Reproduce the records below in full and exactly, without their images.

>> BEGIN

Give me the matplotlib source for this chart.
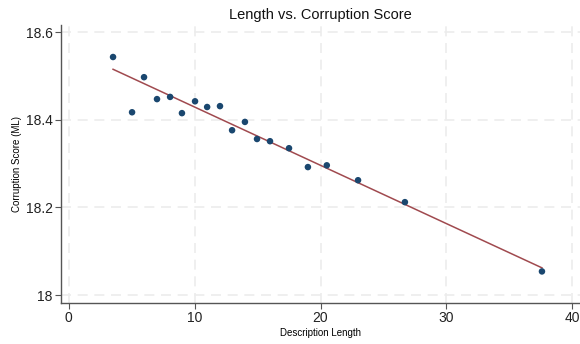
import matplotlib
matplotlib.use("Agg")
import matplotlib.pyplot as plt
import numpy as np

plt.rcParams['font.family'] = ['Liberation Sans', 'DejaVu Sans']

# Binned means: description length vs. corruption score
desc_len = [3.53, 5.04, 5.99, 7.02, 8.06, 9.0, 10.04, 11.0, 12.02, 12.98,
            14.0, 14.96, 15.99, 17.5, 19.0, 20.5, 22.98, 26.7, 37.58]
score = [18.543, 18.417, 18.497, 18.447, 18.452, 18.415, 18.442, 18.429,
         18.431, 18.376, 18.395, 18.356, 18.351, 18.335, 18.292, 18.296,
         18.262, 18.212, 18.054]

# linear fit estimated on the underlying (unbinned) data
fit_intercept = 18.562
fit_slope = -0.0133

xticks = [0, 10, 20, 30, 40]
yticks = [18, 18.2, 18.4, 18.6]
ytick_labels = ['18', '18.2', '18.4', '18.6']

x = np.array(desc_len)
y = np.array(score)
xf = np.array([x.min(), x.max()])

fig = plt.figure(figsize=(5.8, 3.44), dpi=100)
ax = fig.add_axes([0.1052, 0.1192, 0.8948, 0.8081])

for v in xticks:
    ax.axvline(v, color='#ececec', lw=1.2, ls=(0, (6, 4)), zorder=0)
for v in yticks:
    ax.axhline(v, color='#ececec', lw=1.2, ls=(0, (6, 4)), zorder=0)

ax.plot(xf, fit_intercept + fit_slope * xf, color='#a04a4f', lw=1.1, zorder=2)
ax.scatter(x, y, s=22, color='#1a476f', edgecolors='none', zorder=3)

ax.set_xlim(-0.6, 40.6)
ax.set_ylim(17.982, 18.616)
ax.set_xticks(xticks)
ax.set_yticks(yticks)
ax.set_yticklabels(ytick_labels)

for s in ['top', 'right']:
    ax.spines[s].set_visible(False)
for s in ['left', 'bottom']:
    ax.spines[s].set_color('#555555')
    ax.spines[s].set_linewidth(1.0)
ax.tick_params(direction='out', length=4, width=0.8, color='#555555',
               labelsize=10, labelcolor='#222222', pad=2)

ax.set_title('Length vs. Corruption Score', fontsize=10.5, color='#111111', pad=4)
ax.set_xlabel('Description Length', fontsize=7, labelpad=2)
ax.set_ylabel('Corruption Score (ML)', fontsize=7, labelpad=3)

fig.savefig('out.png', dpi=100)
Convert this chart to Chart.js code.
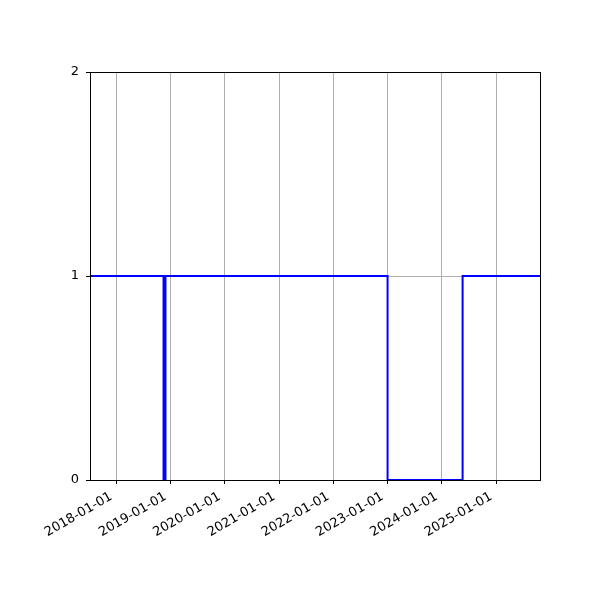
<!DOCTYPE html>
<html>
<head>
<meta charset="utf-8">
<script src="https://cdn.jsdelivr.net/npm/chart.js@4/dist/chart.umd.min.js"></script>
<style>
  html, body { margin: 0; padding: 0; background: #fff; }
  #wrap { width: 600px; height: 600px; }
</style>
</head>
<body>
<div id="wrap"><canvas id="chart" width="600" height="600"></canvas></div>
<script>
// step points: each value holds from its date until the next date
const stepDates = ['2017-07-08', '2018-11-15', '2018-11-28', '2023-01-01', '2024-05-20', '2025-10-23'];
const stepValues = [1, 0, 1, 0, 1, 1];
const tickDates = ['2018-01-01', '2019-01-01', '2020-01-01', '2021-01-01', '2022-01-01', '2023-01-01', '2024-01-01', '2025-01-01'];
const yTicks = [0, 1, 2];

const toMs = s => Date.parse(s + 'T00:00:00Z');
const fmtDate = ms => new Date(ms).toISOString().substring(0, 10);

const points = stepDates.map((d, i) => ({x: toMs(d), y: stepValues[i]}));

// draw the full black frame round the plot area
const framePlugin = {
  id: 'frame',
  afterDatasetsDraw(chart) {
    const {ctx, chartArea: a} = chart;
    ctx.save();
    ctx.strokeStyle = '#000';
    ctx.lineWidth = 1;
    ctx.strokeRect(Math.round(a.left) + 0.5, Math.round(a.top) + 0.5,
      Math.round(a.right - a.left), Math.round(a.bottom - a.top));
    ctx.restore();
  }
};

const font = {family: 'DejaVu Sans', size: 13};

new Chart(document.getElementById('chart'), {
  type: 'line',
  data: {
    datasets: [{
      data: points,
      borderColor: '#0000ff',
      borderWidth: 2,
      pointRadius: 0,
      stepped: 'before',
      fill: false
    }]
  },
  options: {
    responsive: false,
    animation: false,
    layout: {padding: {top: 72, right: 60, left: 0, bottom: 0}},
    plugins: {legend: {display: false}, tooltip: {enabled: false}},
    scales: {
      x: {
        type: 'linear',
        min: toMs(stepDates[0]),
        max: toMs(stepDates[stepDates.length - 1]),
        afterBuildTicks: axis => { axis.ticks = tickDates.map(d => ({value: toMs(d)})); },
        afterFit: axis => { axis.height = 120; },
        ticks: {
          autoSkip: false,
          minRotation: 30,
          maxRotation: 30,
          color: '#000',
          font,
          padding: 5,
          labelOffset: -5,
          callback: v => fmtDate(v)
        },
        grid: {color: '#b0b0b0', lineWidth: 1, tickColor: '#000', tickLength: 4},
        border: {display: true, color: '#000'}
      },
      y: {
        min: 0,
        max: 2,
        afterBuildTicks: axis => { axis.ticks = yTicks.map(v => ({value: v})); },
        afterFit: axis => { axis.width = 90; },
        ticks: {color: '#000', font, padding: 7},
        grid: {color: '#b0b0b0', lineWidth: 1, tickColor: '#000', tickLength: 4},
        border: {display: true, color: '#000'}
      }
    }
  },
  plugins: [framePlugin]
});
</script>
</body>
</html>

>> END

■ Answer below
Give me the matplotlib source for this chart.
import matplotlib
matplotlib.use("Agg")
import matplotlib.pyplot as plt
import numpy as np

plt.rcParams['font.family'] = ['Liberation Sans', 'DejaVu Sans']

# Binned means: description length vs. corruption score
desc_len = [3.53, 5.04, 5.99, 7.02, 8.06, 9.0, 10.04, 11.0, 12.02, 12.98,
            14.0, 14.96, 15.99, 17.5, 19.0, 20.5, 22.98, 26.7, 37.58]
score = [18.543, 18.417, 18.497, 18.447, 18.452, 18.415, 18.442, 18.429,
         18.431, 18.376, 18.395, 18.356, 18.351, 18.335, 18.292, 18.296,
         18.262, 18.212, 18.054]

# linear fit estimated on the underlying (unbinned) data
fit_intercept = 18.562
fit_slope = -0.0133

xticks = [0, 10, 20, 30, 40]
yticks = [18, 18.2, 18.4, 18.6]
ytick_labels = ['18', '18.2', '18.4', '18.6']

x = np.array(desc_len)
y = np.array(score)
xf = np.array([x.min(), x.max()])

fig = plt.figure(figsize=(5.8, 3.44), dpi=100)
ax = fig.add_axes([0.1052, 0.1192, 0.8948, 0.8081])

for v in xticks:
    ax.axvline(v, color='#ececec', lw=1.2, ls=(0, (6, 4)), zorder=0)
for v in yticks:
    ax.axhline(v, color='#ececec', lw=1.2, ls=(0, (6, 4)), zorder=0)

ax.plot(xf, fit_intercept + fit_slope * xf, color='#a04a4f', lw=1.1, zorder=2)
ax.scatter(x, y, s=22, color='#1a476f', edgecolors='none', zorder=3)

ax.set_xlim(-0.6, 40.6)
ax.set_ylim(17.982, 18.616)
ax.set_xticks(xticks)
ax.set_yticks(yticks)
ax.set_yticklabels(ytick_labels)

for s in ['top', 'right']:
    ax.spines[s].set_visible(False)
for s in ['left', 'bottom']:
    ax.spines[s].set_color('#555555')
    ax.spines[s].set_linewidth(1.0)
ax.tick_params(direction='out', length=4, width=0.8, color='#555555',
               labelsize=10, labelcolor='#222222', pad=2)

ax.set_title('Length vs. Corruption Score', fontsize=10.5, color='#111111', pad=4)
ax.set_xlabel('Description Length', fontsize=7, labelpad=2)
ax.set_ylabel('Corruption Score (ML)', fontsize=7, labelpad=3)

fig.savefig('out.png', dpi=100)
Convert this chart to Chart.js code.
<!DOCTYPE html>
<html>
<head>
<meta charset="utf-8">
<script src="https://cdn.jsdelivr.net/npm/chart.js@4/dist/chart.umd.min.js"></script>
<style>
  html, body { margin: 0; padding: 0; background: #fff; }
  #wrap { width: 600px; height: 600px; }
</style>
</head>
<body>
<div id="wrap"><canvas id="chart" width="600" height="600"></canvas></div>
<script>
// step points: each value holds from its date until the next date
const stepDates = ['2017-07-08', '2018-11-15', '2018-11-28', '2023-01-01', '2024-05-20', '2025-10-23'];
const stepValues = [1, 0, 1, 0, 1, 1];
const tickDates = ['2018-01-01', '2019-01-01', '2020-01-01', '2021-01-01', '2022-01-01', '2023-01-01', '2024-01-01', '2025-01-01'];
const yTicks = [0, 1, 2];

const toMs = s => Date.parse(s + 'T00:00:00Z');
const fmtDate = ms => new Date(ms).toISOString().substring(0, 10);

const points = stepDates.map((d, i) => ({x: toMs(d), y: stepValues[i]}));

// draw the full black frame round the plot area
const framePlugin = {
  id: 'frame',
  afterDatasetsDraw(chart) {
    const {ctx, chartArea: a} = chart;
    ctx.save();
    ctx.strokeStyle = '#000';
    ctx.lineWidth = 1;
    ctx.strokeRect(Math.round(a.left) + 0.5, Math.round(a.top) + 0.5,
      Math.round(a.right - a.left), Math.round(a.bottom - a.top));
    ctx.restore();
  }
};

const font = {family: 'DejaVu Sans', size: 13};

new Chart(document.getElementById('chart'), {
  type: 'line',
  data: {
    datasets: [{
      data: points,
      borderColor: '#0000ff',
      borderWidth: 2,
      pointRadius: 0,
      stepped: 'before',
      fill: false
    }]
  },
  options: {
    responsive: false,
    animation: false,
    layout: {padding: {top: 72, right: 60, left: 0, bottom: 0}},
    plugins: {legend: {display: false}, tooltip: {enabled: false}},
    scales: {
      x: {
        type: 'linear',
        min: toMs(stepDates[0]),
        max: toMs(stepDates[stepDates.length - 1]),
        afterBuildTicks: axis => { axis.ticks = tickDates.map(d => ({value: toMs(d)})); },
        afterFit: axis => { axis.height = 120; },
        ticks: {
          autoSkip: false,
          minRotation: 30,
          maxRotation: 30,
          color: '#000',
          font,
          padding: 5,
          labelOffset: -5,
          callback: v => fmtDate(v)
        },
        grid: {color: '#b0b0b0', lineWidth: 1, tickColor: '#000', tickLength: 4},
        border: {display: true, color: '#000'}
      },
      y: {
        min: 0,
        max: 2,
        afterBuildTicks: axis => { axis.ticks = yTicks.map(v => ({value: v})); },
        afterFit: axis => { axis.width = 90; },
        ticks: {color: '#000', font, padding: 7},
        grid: {color: '#b0b0b0', lineWidth: 1, tickColor: '#000', tickLength: 4},
        border: {display: true, color: '#000'}
      }
    }
  },
  plugins: [framePlugin]
});
</script>
</body>
</html>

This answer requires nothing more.